Buying a home for the first time can be a daunting experience. And being able to afford to buy a property has become the biggest problem for those trying to get on the property ladder.

Five Point Plan

1

Get some good advice. One of the best ways to help yourself as a first-time buyer is to seek out independent, professional advice. Family and friends are understandably the first port of call for many first-time buyers.

2

Do some mortgage research on the internet. Check out sites like www.whatmortgage.co.uk where you can shop around for a mortgage to suit you and find ans­wers to many of your questions.

3

Investigate Shared Home Ownership. Shared equity or part-buy/part-rent schemes can appeal because buyers only need to find half the deposit and mortgage amount for the same property on the open market.

4

Never borrow more than you can afford. It may be tempting to try to outbid the competition for a property you like, but be realistic.

5

Don’t forget the added costs. It’s not just the mortgage, but insurance, furniture, council tax and so on that you need to consider.

Saving a deposit is the place to start. The bigger your deposit, the wider your choice of mortgage loans will be.
And if your deposit is worth at least five per cent of the property you want to buy, many more lenders will be prepared to lend to you.

However, when a five per cent deposit on the average first-time buyer house is more than £6,000, it can be hard.

But tempting as it may be, avoid borrowing the money for your deposit from a bank or building society, or on a credit card.

Before your mortgage is agreed, you will have to declare the loan with all other monthly expenditure on your mortgage application, which cuts the amount mortgage lenders  will let you borrow.

In the past, many lenders were happy to lend 100 per cent – or more – of the value of the property.

The current credit crunch has put paid to that for now, but these mortgages are likely to return at some point.

Affordability
Mortgage lenders have traditionally used income multiples to decide how much to let you borrow – although again, since the housing boom hugely inflated prices, this calculation can produce an affordability ‘gap’ because house prices have risen beyond these calculations.

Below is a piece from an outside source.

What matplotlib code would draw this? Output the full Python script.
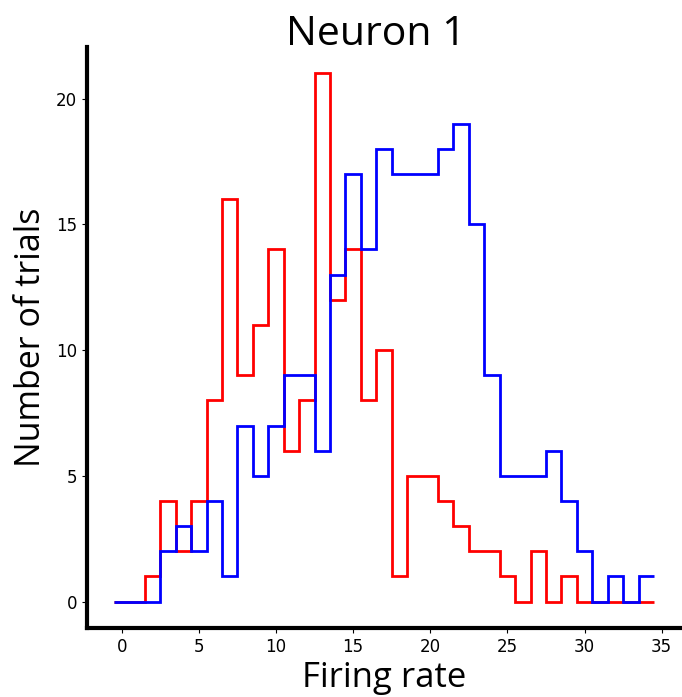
import numpy as np
import matplotlib
matplotlib.use("Agg")
import matplotlib.pyplot as plt

bin_edges = np.arange(-0.5, 35.0, 1.0)
red_counts = [0, 0, 1, 4, 2, 4, 8, 16, 9, 11, 14, 6, 8, 21, 12, 14, 8, 10, 1, 5,
              5, 4, 3, 2, 2, 1, 0, 2, 0, 1, 0, 0, 0, 0, 0]
blue_counts = [0, 0, 0, 2, 3, 2, 4, 1, 7, 5, 7, 9, 9, 6, 13, 17, 14, 18, 17, 17,
               17, 18, 19, 15, 9, 5, 5, 5, 6, 4, 2, 0, 1, 0, 1]
title = "Neuron 1"
xlabel = "Firing rate"
ylabel = "Number of trials"

fig = plt.figure(figsize=(6.82, 6.97), dpi=100)
ax = fig.add_axes([87/682, 69/697, (681-87)/682, (628-47)/697])

ax.stairs(red_counts, bin_edges, baseline=None, color="red", linewidth=2)
ax.stairs(blue_counts, bin_edges, baseline=None, color="blue", linewidth=2)
ax.margins(0.05)

for s in ["top", "right"]:
    ax.spines[s].set_visible(False)
for s in ["left", "bottom"]:
    ax.spines[s].set_linewidth(3)
ax.tick_params(labelsize=12)
ax.set_yticks([0, 5, 10, 15, 20])
ax.set_xticks([0, 5, 10, 15, 20, 25, 30, 35])

ax.set_title(title, fontsize=29.5, family="Open Sans", x=0.486, y=1.0, pad=1.5)
ax.set_xlabel(xlabel, fontsize=25, family="Open Sans", labelpad=4)
ax.set_ylabel(ylabel, fontsize=24.5, family="Open Sans", labelpad=6)

fig.savefig("out.png", dpi=100)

Now, many lenders – at least 30 according to Moneyfacts – let you borrow based on ‘ability to pay’, which sometimes allows applicants to borrow a little more.

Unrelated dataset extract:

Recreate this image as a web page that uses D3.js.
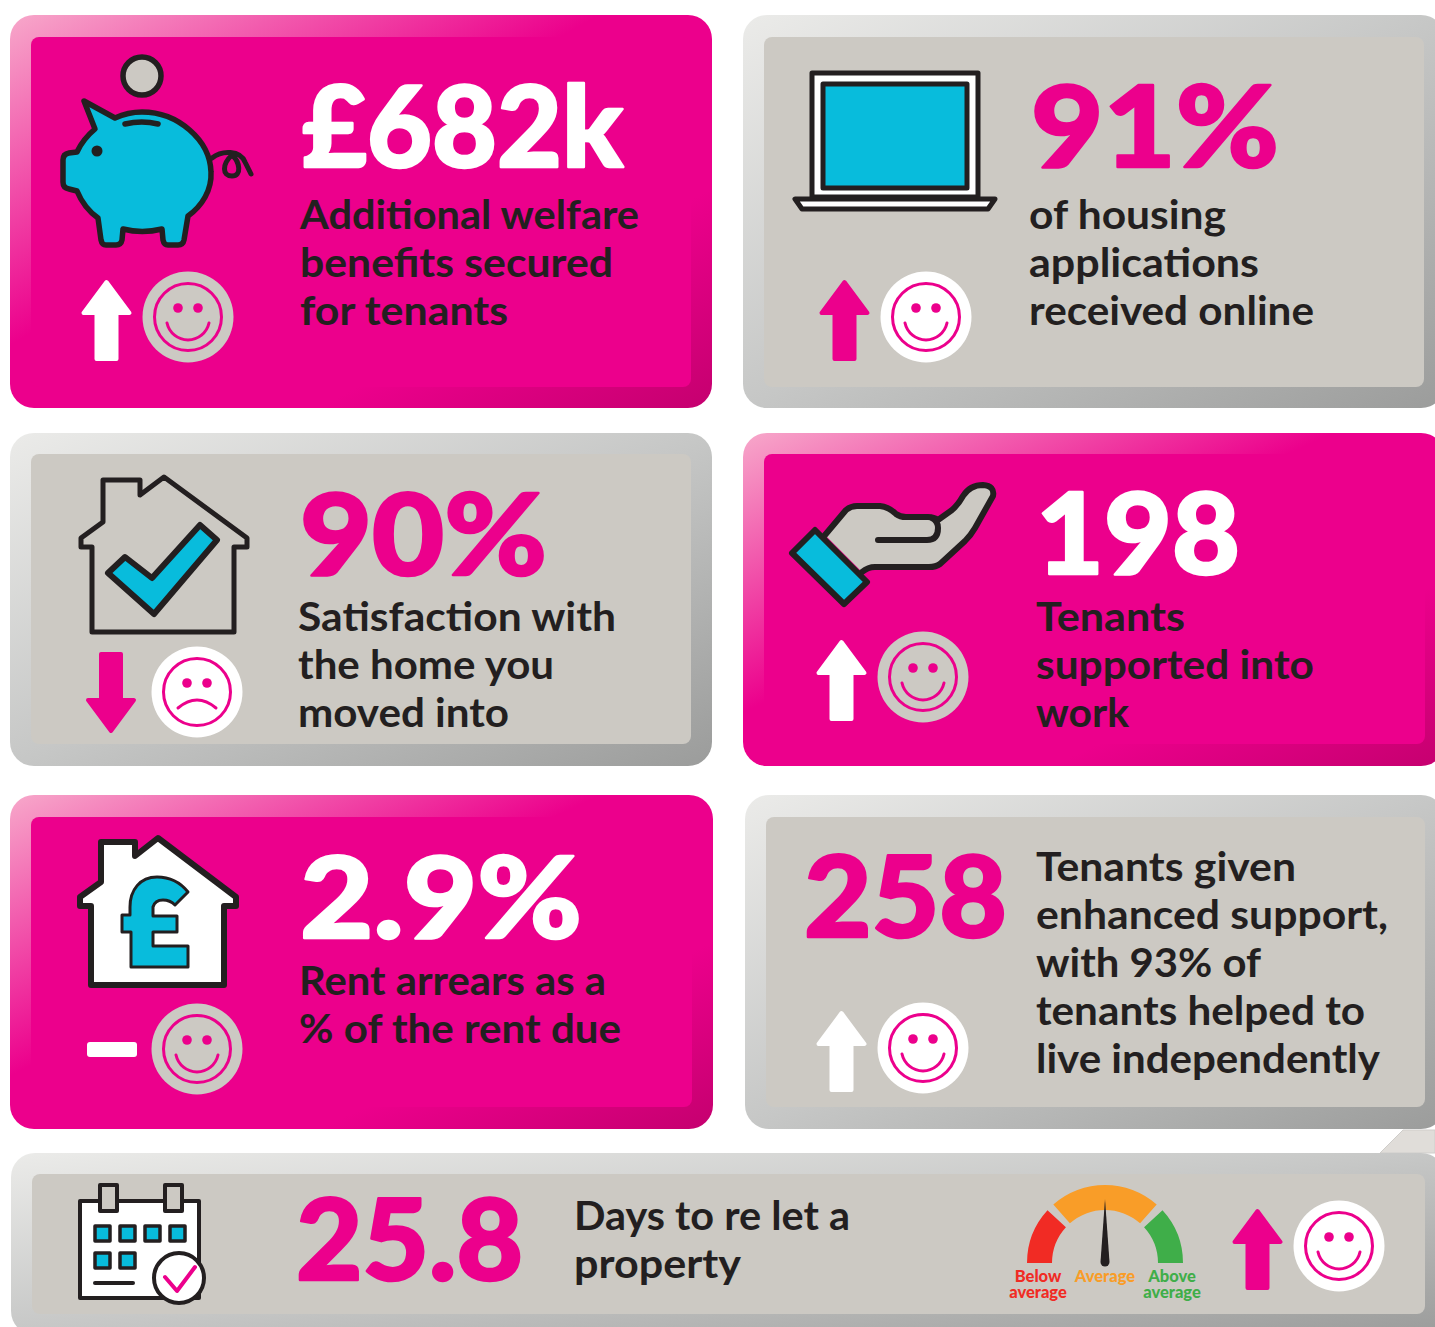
<!DOCTYPE html>
<html>
<head>
<meta charset="utf-8">
<script src="https://cdn.jsdelivr.net/npm/d3@7"></script>
<style>
  html, body { margin: 0; padding: 0; background: #fff; }
  svg { display: block; }
  text { font-family: Lato, "Noto Sans", sans-serif; }
</style>
</head>
<body>
<svg id="svg" width="1435" height="1327"></svg>
<script>
// figures and wording
const kpiValues = ["£682k", "91%", "90%", "198", "2.9%", "258", "25.8"];
const kpiCaptions = [
  ["Additional welfare", "benefits secured", "for tenants"],
  ["of housing", "applications", "received online"],
  ["Satisfaction with", "the home you", "moved into"],
  ["Tenants", "supported into", "work"],
  ["Rent arrears as a", "% of the rent due"],
  ["Tenants given", "enhanced support,", "with 93% of", "tenants helped to", "live independently"],
  ["Days to re let a", "property"]
];
const kpiThemes = ["pink", "grey", "grey", "pink", "pink", "grey", "grey"];
const kpiTrends = ["up", "up", "down", "up", "flat", "up", "up"];

const gaugeLabels = [["Below", "average"], ["Average"], ["Above", "average"]];
const gaugeFrom = [-90, -41.5, 47.5];
const gaugeTo = [-47.5, 41.5, 90];
const gaugeReading = 0;

const PINK = "#ec008c", STONE = "#ccc9c3", BLUE = "#08bcdc", INK = "#231f20";
const gaugeColors = ["#f12b24", "#f99d28", "#3fae49"];

// where each card sits: outer box, inner box, text anchors, trend icons
// vw = drawn width of the big figure, cw = drawn widths of the caption lines
const layout = [
  { o: [10, 15, 702, 393], i: [31, 37, 660, 350], vx: 302, vy: 167, vw: 321, cx: 300, cy: 229, cw: [339, 313, 208], ax: 106.5, ay: 280, fx: 188, fy: 317 },
  { o: [743, 15, 702, 393], i: [764, 37, 660, 350], vx: 1031, vy: 167, vw: 248, cx: 1029, cy: 229, cw: [197, 230, 285], ax: 844.5, ay: 280, fx: 926, fy: 317 },
  { o: [10, 433, 702, 333], i: [31, 454, 660, 290], vx: 300, vy: 575, vw: 247, cx: 298, cy: 631, cw: [318, 256, 211], ax: 111, ay: 651, fx: 197, fy: 692 },
  { o: [743, 433, 702, 333], i: [764, 454, 661, 290], vx: 1036, vy: 574, vw: 204, cx: 1036, cy: 631, cw: [149, 278, 93], ax: 841.5, ay: 640, fx: 923, fy: 677 },
  { o: [10, 795, 703, 334], i: [31, 817, 661, 290], vx: 300, vy: 938, vw: 282, cx: 299, cy: 995, cw: [307, 322], ax: 112, ay: 1049.5, fx: 197, fy: 1049 },
  { o: [745, 795, 700, 334], i: [766, 817, 659, 290], vx: 804, vy: 937, vw: 203, cx: 1036, cy: 881, cw: [260, 352, 225, 329, 344], ax: 841.5, ay: 1011, fx: 923, fy: 1048 },
  { o: [11, 1153, 1434, 182], i: [32, 1174, 1393, 140], vx: 296, vy: 1280, vw: 227, cx: 574, cy: 1230, cw: [276, 167], ax: 1257.5, ay: 1209, fx: 1339, fy: 1246 }
];

const svg = d3.select("#svg");
const defs = svg.append("defs");

function bevel(id, stops) {
  const g = defs.append("linearGradient").attr("id", id)
    .attr("x1", 0).attr("y1", 0).attr("x2", 1).attr("y2", 1);
  stops.forEach(s => g.append("stop").attr("offset", s[0]).attr("stop-color", s[1]));
}
bevel("bevel-pink", [[0, "#f7a8ca"], [0.42, PINK], [0.72, PINK], [1, "#c5006f"]]);
bevel("bevel-grey", [[0, "#ebebe9"], [0.5, "#c6c7c6"], [1, "#9b9c9b"]]);

// the corner of a sheet showing behind the bottom card
svg.append("path").attr("d", "M1380,1153 L1403,1130 L1435,1130 L1435,1153 Z")
  .attr("fill", "#e0ddd9").attr("stroke", "#cfcdca").attr("stroke-width", 1);

const stroked = (g, d, fill, width) => g.append("path").attr("d", d)
  .attr("fill", fill).attr("stroke", INK).attr("stroke-width", width)
  .attr("stroke-linejoin", "round").attr("stroke-linecap", "round");

function trendArrow(g, x, y, dir, color) {
  const a = g.append("g").attr("transform", dir === "down"
    ? `translate(${x},${y + 82}) scale(1,-1)` : `translate(${x},${y})`);
  a.append("path").attr("d", "M0,2 L23,33 L10,33 L10,79 L-10,79 L-10,33 L-23,33 Z")
    .attr("fill", color).attr("stroke", color).attr("stroke-width", 4).attr("stroke-linejoin", "round");
}

function face(g, x, y, bg, happy) {
  const f = g.append("g").attr("transform", `translate(${x},${y})`);
  f.append("circle").attr("r", 45.5).attr("fill", bg);
  f.append("circle").attr("r", 33.5).attr("fill", "none").attr("stroke", PINK).attr("stroke-width", 3);
  [-10, 10].forEach(dx => f.append("circle").attr("cx", dx).attr("cy", -9).attr("r", 4.8).attr("fill", PINK));
  f.append("path").attr("d", happy ? "M-21,6 A21.5,21.5 0 0 0 21,6" : "M-19,16 Q0,0 19,16")
    .attr("fill", "none").attr("stroke", PINK).attr("stroke-width", 3).attr("stroke-linecap", "round");
}

kpiValues.forEach((value, k) => {
  const box = layout[k], pink = kpiThemes[k] === "pink";
  const g = svg.append("g").attr("class", "card");
  g.append("rect").attr("x", box.o[0]).attr("y", box.o[1]).attr("width", box.o[2]).attr("height", box.o[3])
    .attr("rx", 24).attr("fill", `url(#bevel-${kpiThemes[k]})`);
  g.append("rect").attr("x", box.i[0]).attr("y", box.i[1]).attr("width", box.i[2]).attr("height", box.i[3])
    .attr("rx", 8).attr("fill", pink ? PINK : STONE);

  g.append("text").attr("x", box.vx).attr("y", box.vy)
    .attr("font-size", 113).attr("font-weight", 900)
    .attr("textLength", box.vw).attr("lengthAdjust", "spacingAndGlyphs")
    .attr("stroke", pink ? "#fff" : PINK).attr("stroke-width", 2.5).attr("stroke-linejoin", "round")
    .attr("fill", pink ? "#fff" : PINK).text(value);

  g.selectAll("text.caption").data(kpiCaptions[k]).enter().append("text")
    .attr("class", "caption").attr("x", box.cx).attr("y", (d, i) => box.cy + i * 48)
    .attr("textLength", (d, i) => box.cw[i]).attr("lengthAdjust", "spacingAndGlyphs")
    .attr("font-size", 41).attr("font-weight", 700).attr("fill", INK).text(d => d);

  const lightArrow = k !== 1 && k !== 2 && k !== 6;
  if (kpiTrends[k] === "flat") {
    g.append("rect").attr("x", box.ax - 25).attr("y", box.ay - 7.5).attr("width", 50).attr("height", 15)
      .attr("rx", 3).attr("fill", "#fff");
  } else {
    trendArrow(g, box.ax, box.ay, kpiTrends[k], lightArrow ? "#fff" : PINK);
  }
  face(g, box.fx, box.fy, pink ? STONE : "#fff", kpiTrends[k] !== "down");
});

// icons
const icons = svg.append("g").attr("class", "icons");

// piggy bank
icons.append("circle").attr("cx", 142).attr("cy", 76).attr("r", 19)
  .attr("fill", STONE).attr("stroke", INK).attr("stroke-width", 5.5);
stroked(icons, "M84,101 L115,118 Q128,112 142,112 C178,112 210,140 211,172 C212,190 202,206 188,216 L184,240 Q183,245 178,245 L168,245 Q164,245 163,240 L162,229 Q142,234 123,229 L122,240 Q121,245 116,245 L106,245 Q102,245 101,240 L98,218 Q84,208 77,191 L69,189 Q63,188 63,182 L63,160 Q63,154 69,153 L77,152 Q83,139 95,129 Z", BLUE, 5.5);
stroked(icons, "M125,124 Q142,120 158,124", "none", 5.5);
icons.append("circle").attr("cx", 97).attr("cy", 151).attr("r", 5.5).attr("fill", INK);
stroked(icons, "M212,158 C222,150 240,150 245,162 L251,174 M232,155 C222,164 222,176 232,176 C242,176 240,162 232,155", "none", 5);

// laptop
stroked(icons, "M812,73 H978 V197 H812 Z", "#fff", 5);
stroked(icons, "M823,84 H967 V188 H823 Z", BLUE, 5);
stroked(icons, "M795,199 H995 L988,209 H802 Z", "#fff", 5);

// house with tick
stroked(icons, "M103,480 H140 V495 L164,477 L247,538 V547 H234 V632 H92 V547 H81 V538 L103,522 Z", "none", 5);
stroked(icons, "M108,573 L125,557 L152,578 L200,525 L217,540 L154,614 Z", BLUE, 6);

// hand
stroked(icons, "M825,535 L846,510 Q851,506 857,506 L880,506 Q889,507 896,514 Q900,517 906,517 L928,517 Q934,517 938,520 L952,510 Q958,505 963,496 Q970,485 983,485 Q995,486 993,496 L975,528 Q971,535 965,541 L940,564 Q936,567 929,567 L875,567 Q868,567 862,572", STONE, 6);
stroked(icons, "M878,540 L927,540 Q938,540 938,528 Q938,521 932,518", "none", 6);
stroked(icons, "M815,530 L867,582 L844,604 L792,553 Z", BLUE, 6);

// house with pound
stroked(icons, "M101,842 H135 V856 L158,838 L236,897 V906 H224 V985 H91 V906 H80 V897 L101,882 Z", "#fff", 6);
stroked(icons, "M188,892 C180,882 170,877 157,877 C140,877 130,890 130,907 V915 H122 V932 H131 V967 H188 V946 H153 V932 H177 V916 H153 V907 Q155,900 163,900 Q170,900 175,905 Z", BLUE, 3);

// calendar
stroked(icons, "M80,1201 H199 V1298 H80 Z", "#fff", 4);
[100, 165].forEach(x => stroked(icons, `M${x},1185 H${x + 17} V1211 H${x} Z`, STONE, 4));
[[95, 1226], [120, 1226], [145, 1226], [170, 1226], [95, 1253], [120, 1253]].forEach(p =>
  stroked(icons, `M${p[0]},${p[1]} h15 v15 h-15 Z`, BLUE, 3.5));
stroked(icons, "M95,1283 H133", "none", 4);
icons.append("circle").attr("cx", 179).attr("cy", 1278).attr("r", 25).attr("fill", "#fff").attr("stroke", INK).attr("stroke-width", 4);
icons.append("path").attr("d", "M165,1277 L177,1291 L195,1267").attr("fill", "none")
  .attr("stroke", PINK).attr("stroke-width", 4).attr("stroke-linecap", "round").attr("stroke-linejoin", "round");

// gauge
const gauge = svg.append("g").attr("class", "gauge").attr("transform", "translate(1105,1263)");
const rad = d3.scaleLinear().domain([-90, 90]).range([-Math.PI / 2, Math.PI / 2]);
const arc = d3.arc().innerRadius(53).outerRadius(78);
gauge.selectAll("path.band").data(gaugeLabels).enter().append("path").attr("class", "band")
  .attr("d", (d, i) => arc({ startAngle: rad(gaugeFrom[i]), endAngle: rad(gaugeTo[i]) }))
  .attr("fill", (d, i) => gaugeColors[i]);
gauge.append("path").attr("d", "M0,-64 L4.5,-1 A4.5,4.5 0 0 1 -4.5,-1 Z")
  .attr("fill", INK).attr("transform", `rotate(${gaugeReading})`);

const gaugeLabelX = [-67, 0, 67];
gaugeLabels.forEach((lines, i) => {
  const label = gauge.append("text").attr("text-anchor", "middle")
    .attr("font-size", 16.5).attr("font-weight", 900).attr("fill", gaugeColors[i]);
  lines.forEach((t, j) => label.append("tspan")
    .attr("x", gaugeLabelX[i]).attr("y", 19 + j * 15.5).text(t));
});
</script>
</body>
</html>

If, for example, you have a clean credit record, no children and two incomes, some lenders may be willing to give you more because you may have a higher disposable income.

Nationwide Building Society, Santander, Alliance & Leicester, Standard Life Bank, Halifax and Norwich & Peter­borough BS are among these lenders.

Incidentally, lenders are often prepared to offer you a little more if you choose a five or 10-year fixed rate mortgage, because the monthly repayments stay the same for a long time, which is easier for borrowers to manage.

Fees
First-time buyers can be surprised by all the mortgage-related fees and charges.

Mortgage application fees, lender valuations and stamp duty alone can start at anything from £2,000 depending on the property price – and that’s before you move on to solicitor fees and surveys.

Research shows fewer than 10 per cent of first time buyers put cash aside for these fees. So many people pay fees out of their deposit, further limiting their mortgage options.

Several lenders offer cashback or fee-free mortgages to first-time buyers, which provide some welcome cash at a financially tricky time.

However, rates may be higher on these loans and so may cost more in the long run.